Dans quelques mois, le citoyen européen pourra plus encore qu'aujourd'hui jouer un rôle à l'échelle multinationale :
- en votant pour un Parlement dont les pouvoirs s'accroissent : depuis la motion de censure jusqu'à la co-décision, en passant par le droit de pétition et d'enquête, le droit d'amendement sur les dépenses non-obligatoires, la concertation ou la coopération, le Parlement européen détient aujourd'hui une puissance d'action que les citoyens européens ne devraient pas négliger.
- en profitant des avancées du traité de Lisbonne, qui permettra aux parlements nationaux d'engager un contrôle juridictionnel sur les actions de l'Union et qui prévoit un droit d'initiative populaire.
Aussi il serait bon de s'intéresser dès aujourd'hui aux orientations prévues de la politique européenne, car la mise en oeuvre de ces prévisions se fera au moment où, justement, les citoyens européens auront davantage de marge d'action dans l'Union.

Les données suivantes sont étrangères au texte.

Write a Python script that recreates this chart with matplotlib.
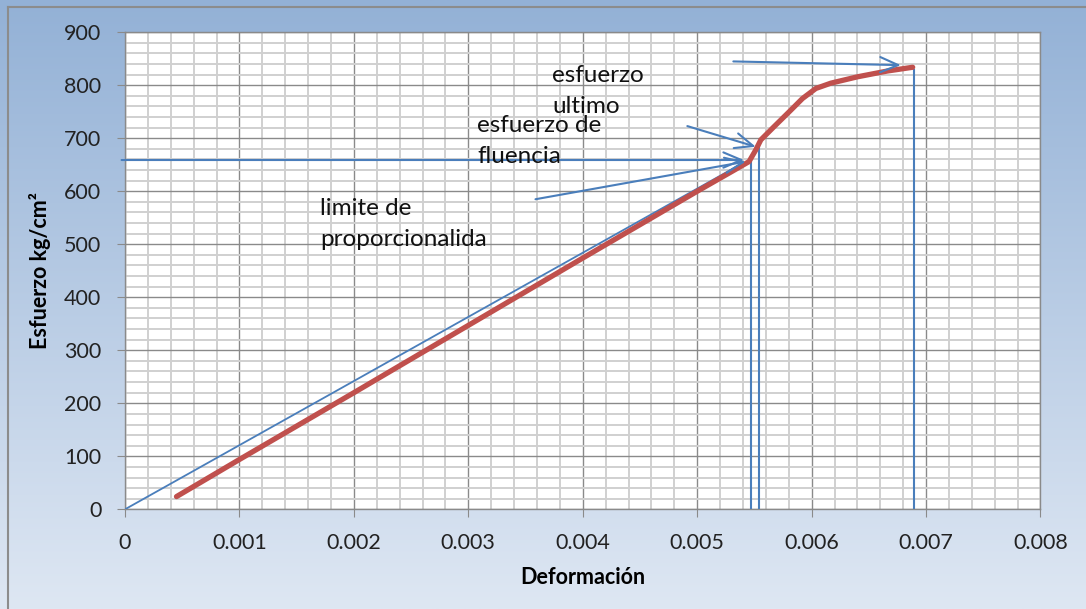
import matplotlib
matplotlib.use("Agg")
import matplotlib.pyplot as plt
import numpy as np

# curve
deformacion = [0.00045, 0.001, 0.002, 0.003, 0.004, 0.005, 0.0053, 0.005453, 0.005512,
               0.005556, 0.005672, 0.005818, 0.00592, 0.006037, 0.006168, 0.006401,
               0.006664, 0.006883]
esfuerzo = [24, 94, 220, 347, 474, 600, 637, 656, 678, 697, 722, 753, 775, 794, 804,
            816, 827, 834]

# hand drawn helper lines
recta_x = [0, 0.00538]
recta_y = [0, 651]
verticales_x = [0.005468, 0.005541, 0.006891]
verticales_top = [656, 684, 829]

# arrows: (start x, start y, end x, end y)
flechas = [
    (-0.00003, 659, 0.00541, 659),
    (0.003587, 585, 0.005424, 656),
    (0.004914, 723, 0.005512, 684),
    (0.005316, 845, 0.00678, 838),
]

# text lines (text, x, baseline y)
etiquetas = [
    ("esfuerzo", 0.003733, 807),
    ("ultimo", 0.003733, 748),
    ("esfuerzo de", 0.00308, 712),
    ("fluencia", 0.00308, 653),
    ("limite de", 0.001706, 555),
    ("proporcionalida", 0.001706, 496),
]

blue = '#4A7EBB'
red = '#C0504D'

fig = plt.figure(figsize=(10.86, 6.09), dpi=100)

# background gradient
bg = fig.add_axes([0, 0, 1, 1], zorder=-10)
top_c = np.array([147, 177, 214]) / 255
bot_c = np.array([222, 231, 243]) / 255
t = np.linspace(0, 1, 256)[:, None]
grad = top_c * (1 - t[..., None]) + bot_c * t[..., None]
grad = np.repeat(grad, 2, axis=1)
bg.imshow(grad, aspect='auto', extent=[0, 1, 0, 1], origin='upper')
bg.plot([0.0075, 0.0075], [0, 0.989], color='#8c8c8c', lw=1.5)
bg.plot([0.0075, 1], [0.989, 0.989], color='#8c8c8c', lw=1.5)
bg.set_xlim(0, 1)
bg.set_ylim(0, 1)
bg.axis('off')

ax = fig.add_axes([0.1151, 0.1637, 0.8430, 0.7833])
ax.set_facecolor('white')
ax.set_xlim(0, 0.008)
ax.set_ylim(0, 900)

ax.set_xticks(np.arange(0, 0.0081, 0.001))
ax.set_xticklabels(['0', '0.001', '0.002', '0.003', '0.004', '0.005', '0.006', '0.007', '0.008'])
ax.set_yticks(np.arange(0, 901, 100))
ax.set_xticks(np.arange(0, 0.0081, 0.0002), minor=True)
ax.set_yticks(np.arange(0, 901, 20), minor=True)
ax.grid(which='minor', color='#d0d0d0', lw=1.4, zorder=0)
ax.grid(which='major', color='#8a8a8a', lw=1.0, zorder=0)
ax.set_axisbelow(True)
ax.tick_params(which='minor', length=0)
ax.tick_params(which='major', length=6, color='#8a8a8a', direction='out',
               labelsize=15.5, labelcolor='#222222', pad=11)
for s in ax.spines.values():
    s.set_color('#8a8a8a')
    s.set_linewidth(1.0)

fam = ['Lato', 'DejaVu Sans']
for lab in ax.get_xticklabels() + ax.get_yticklabels():
    lab.set_family(fam)

ax.plot(recta_x, recta_y, color=blue, lw=1.3, zorder=3)
for x, yt in zip(verticales_x, verticales_top):
    ax.plot([x, x], [0, yt], color=blue, lw=1.5, zorder=3)

ax.plot(deformacion, esfuerzo, color=red, lw=3.8, solid_capstyle='round', zorder=4)

for x0, y0, x1, y1 in flechas:
    ax.annotate('', xy=(x1, y1), xytext=(x0, y0), annotation_clip=False,
                arrowprops=dict(arrowstyle='->,head_length=1.3,head_width=0.55',
                                color=blue, lw=1.5, shrinkA=0, shrinkB=0), zorder=5)

for txt, x, y in etiquetas:
    ax.text(x, y, txt, fontsize=17.5, family=fam, color='#111111', va='baseline',
            ha='left', zorder=6)

ax.set_xlabel('Deformación', fontsize=15.5, fontweight='bold', family=fam, va='center')
ax.set_ylabel('Esfuerzo kg/cm²', fontsize=15.5, fontweight='bold', family=fam, va='center')
ax.xaxis.set_label_coords(0.5, -0.144)
ax.yaxis.set_label_coords(-0.093, 0.5)

fig.savefig('out.png', dpi=100)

Parmi ces orientations, celles prévues par le rapport consacré à la mise en oeuvre de la stratégie européenne de sécurité ne manquent pas d'intérêt. Le rapport prévoit une "redéfinition de l'ordre multilatéral". Un choix diplomatique issu de la fin du monde bipolaire, effacé en même temps que la guerre froide, et qui ne s'accommode pas de l'idée de civilisation universelle. L'ordre multilatéral implique, au moins en partie, de respecter la diversité humaine et culturelle. En ces temps de centenaire de Claude Levi-Strauss, cela semble logique… Néanmoins, dans cet ordre multipolaire, l'action de l'Union doit se rapprocher, d'après le rapport, de l'action des États-Unis : l'Occident contre tous les autres ?
Le changement de présidence et les orientations proposées par B. Obama vont (fort heureusement, pourrait-on dire) dans le sens des autres orientations proposées par le rapport : la sécurité énergétique et la cybersécurité. Alors non, dans les projets d'Obama on ne trouve pas ces termes, ce qui est logique puisque son discours n'est pas sécuritaire. Les thématiques, en revanche, sont les mêmes : utilisation des nouvelles technologies de l'information et préoccupations énergétiques.
Malheureusement, à la différence de la nouvelle vision américaine qui prône la recherche d'une meilleure efficacité énergétique, le rapport sur la PESC évoque la sécurisation des voies de transit des matières premières par la Turquie et l'Ukraine et l'amélioration des relations avec la Russie. Alors qu'il appartiendrait tout autant à une politique de sécurité de diminuer les flux transitant par ces pays. Ce choix reflète la position adoptée hier, concernant le plan climat : quelques avancées, certes, mais tellement faibles…
Dans le même temps, le Programme des Nations unies pour l'environnement veut profiter de la crise pour aller vers une économie verte. Une option qui n'a pas été retenue par l'Union. Vient-on de rater le train ? Pour le citoyen européen qui voudrait influer sur ces orientations, il n'est peut-être pas trop tard : par son vote, puis (après la ratification irlandaise…) par son droit d'initiative, il pourrait peut-être pousser l'Union à être plus réaliste et moins crispée sur une vision du monde en train de se périmer.
Mais pour cela, les citoyens européens ne doivent pas rester isolés : ce qu'il faut mettre en place, c'est une véritable agora européenne. Pas un lieu de consultation pays par pays, comme c'est le cas actuellement sur le site de consultation européenne European citizens consultation, qui ne permet pas, avec un même identifiant, d'aller sur les forums des différents pays.
Les citoyens européens, peut-être par l'intermédiaire des partis européens, mais aussi indépendamment de ceux-ci, doivent créer une véritable "République" européenne, au sens latin du terme, la res publica, la chose publique. La construire et se l'approprier. La démocratie participative, parce qu'elle permet l'échange et la connaissance de l'autre, pourrait bien constituer la meilleure voie pour y parvenir.